Tuesday, May 5, 2009

Black Hair Care Basics


Black Hair - The Challenges and the Joys

Black Hair: afro hair, kinky hair, frizzy hair, nappy hair. Many terms describing the same hair type, each with its own negative and positive connotations.

As an African American woman with this hair type, I have run the gamut of hair treatments, hair products & procedures, styling methods, styling tools, shampoos, conditioners, leave-ins, rinse-outs and everything in between.


Styling Black hair (afro-type hair) can be complex and time consuming if you don’t have the right tools and products at hand. Following are some terms which will be helpful for you to know about when deciding what products to use on your hair.

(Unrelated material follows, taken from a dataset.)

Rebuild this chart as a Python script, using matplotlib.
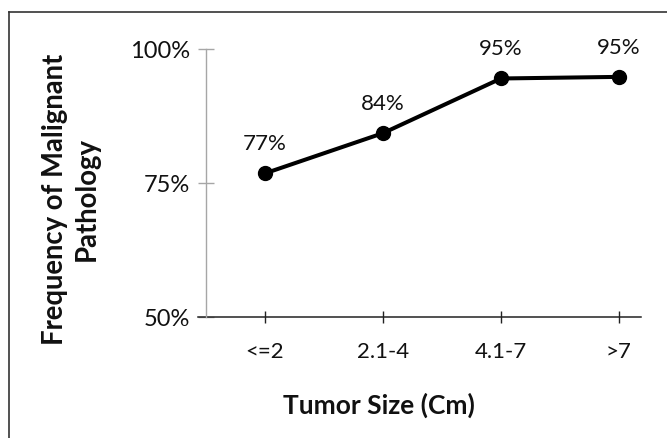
import matplotlib
matplotlib.use("Agg")
import matplotlib.pyplot as plt
from matplotlib.lines import Line2D

categories = ["<=2", "2.1-4", "4.1-7", ">7"]
values = [76.8, 84.3, 94.5, 94.8]
labels = ["77%", "84%", "95%", "95%"]
yticks = [50, 75, 100]
ytick_labels = ["50%", "75%", "100%"]

plt.rcParams['font.family'] = ['Lato', 'DejaVu Sans']
W, H = 667, 438
fig = plt.figure(figsize=(W / 100, H / 100), dpi=100)
fig.patch.set_facecolor('white')

x0, x1 = 206, 641
ytop, ybot = 49, 317
ax = fig.add_axes([x0 / W, 1 - ybot / H, (x1 - x0) / W, (ybot - ytop) / H])

xs = list(range(len(categories)))
ax.plot(xs, values, color='black', lw=2.9, marker='o', ms=10, zorder=3, clip_on=False)
for x, v, t in zip(xs, values, labels):
    ax.annotate(t, (x, v), xytext=(0, 21), textcoords='offset points',
                ha='center', va='center', fontsize=16, color='#111111')

ax.set_xlim(-0.5, 3.187)
ax.set_ylim(50, 100)
ax.set_xticks(xs)
ax.set_xticklabels(categories, fontsize=16, color='#111111')
ax.set_yticks(yticks)
ax.set_yticklabels(ytick_labels, fontsize=17, color='#111111')

for s in ['top', 'right', 'bottom']:
    ax.spines[s].set_visible(False)
ax.spines['left'].set_color('#a6a6a6')
ax.spines['left'].set_linewidth(1.0)

ax.tick_params(axis='y', direction='inout', length=11.5, width=1.0, color='#a6a6a6', pad=6)
ax.tick_params(axis='x', direction='inout', length=8, width=1.0, color='#222222', pad=14)

# x axis line (extends slightly left of the y axis)
ax.plot([-0.5 - 8 / 117.67, 3.187], [50, 50], color='#222222', lw=1.1, clip_on=False, zorder=2)

fig.text(379 / W, 1 - 405 / H, "Tumor Size (Cm)", ha='center', va='center',
         fontsize=19, fontweight='bold', color='#111111')
fig.text(71 / W, 1 - 199 / H, "Frequency of Malignant\nPathology", ha='center', va='center',
         rotation=90, fontsize=19.8, fontweight='bold', color='#111111', linespacing=1.28,
         multialignment='center')

# outer frame (left and top edges)
fig.add_artist(Line2D([8.5 / W, 8.5 / W], [0, 1 - 12 / H], transform=fig.transFigure,
                      color='#333333', lw=1.2))
fig.add_artist(Line2D([8.5 / W, 1], [1 - 12 / H, 1 - 12 / H], transform=fig.transFigure,
                      color='#333333', lw=1.2))

fig.savefig("out.png", dpi=100)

  • Natural hair: Hair which has not been permanently chemically altered in any way.
  • Relaxed hair: Hair which has been straightened using a chemical relaxer.
  • Permed hair: Hair which has been restructured using a permanent chemical process. Some people refer to relaxed hair as permed hair. A “perm” being an abbreviation of “permanent”
  • Chemical relaxer: a chemical treatment applied to the hair that permanently breaks the bonds of the hair, causing it to straighten out. These relaxers may contain lye or other harsh chemicals and usually require a “neutralizer” to stop the chemical process before it melts the hair.
  • Natural relaxer: many of these contain similar or identical ingredients as chemical relaxers. There is no such thing as a permanent “natural” relaxer because chemicals are required in order to permanently straighten the hair.
  • Texturizer: usually a weak chemical relaxer or a relaxer left on the hair for a shorter time than the recommended time.

Hair Structure

Afro-type hair strands are flat, like ribbons. The flatness of the hair shaft adds to the curliness of the hair in much the same manner as with curling ribbon. Flat ribbons curl more tightly than round ribbons, and hold the curl longer. In general, Caucasian hair strands are oval, accounting for some waviness, and Asian hair strands are round, accounting for the straightness.


The flat, ribbon-like quality of the afro hair type adds to fragility, because as the hair coils, it may reverse direction along the single strand, causing weak spots prone to breakage. Also, the hair’s natural lubricant, sebum, cannot travel as effectively down a ribbon shaft as it can a round shaft, making the hair prone to dryness and lack of sheen.


Along with the flat strands, the texture of the strand itself is variable. Fine hair strands create a soft, light fluffy texture which is also the most delicate. Medium hair strands can withstand more manipulation without breakage than fine strands. Thick hair strands can be wiry and resistant to chemical treatment. It is also the strongest strand type.


Density is another factor in determining the best hair tools for you. Density refers to the number of strands/active hair follicles per unit of scalp. A high amount of hair strands per unit qualifies as dense hair; a low amount of hair strands per unit qualifies as sparse hair.

Your individual hair type can have any number of variations of the above, which is what makes your hair unique to you.


Hair Growth

The hair growth cycle consists of 3 phases. Anagen, Catagen and Telogen. Anagen is the growth phase; catagen is the involuting or regressing phase; and telogen, the resting phase.


During the Anagen phase, the cells in the root of the hair are dividing rapidly, adding to the hair shaft and your hair grows. During this phase the hair grows about 1 cm every 28 days. Scalp hair stays in this active phase of growth for 2-7 years. The amount of time the hair follicle stays in the anagen phase is genetically determined. In other words, your hair will only grow as long or as fast as is genetically determined by this phase. At the end of the anagen phase the follicle to go into the catagen phase. We do not yet know how this happens or how a signal is sent to the follicle to stop growing.


During the Catagen phase, the hair does not grow but is held onto the scalp for about 2 -3 weeks.


During the Telogen phase, the follicle rests, eventually the hair strand is shedded out of the scalp. This phase lasts about 3 months before the follicle *wakes up* again and begins to produce another strand of hair.


Now that you know more about your hair and how it looks and grows, we can start looking generally at products and techniques available to help enhance what you have!


I hope this helps folks out and I will be adding more posts often!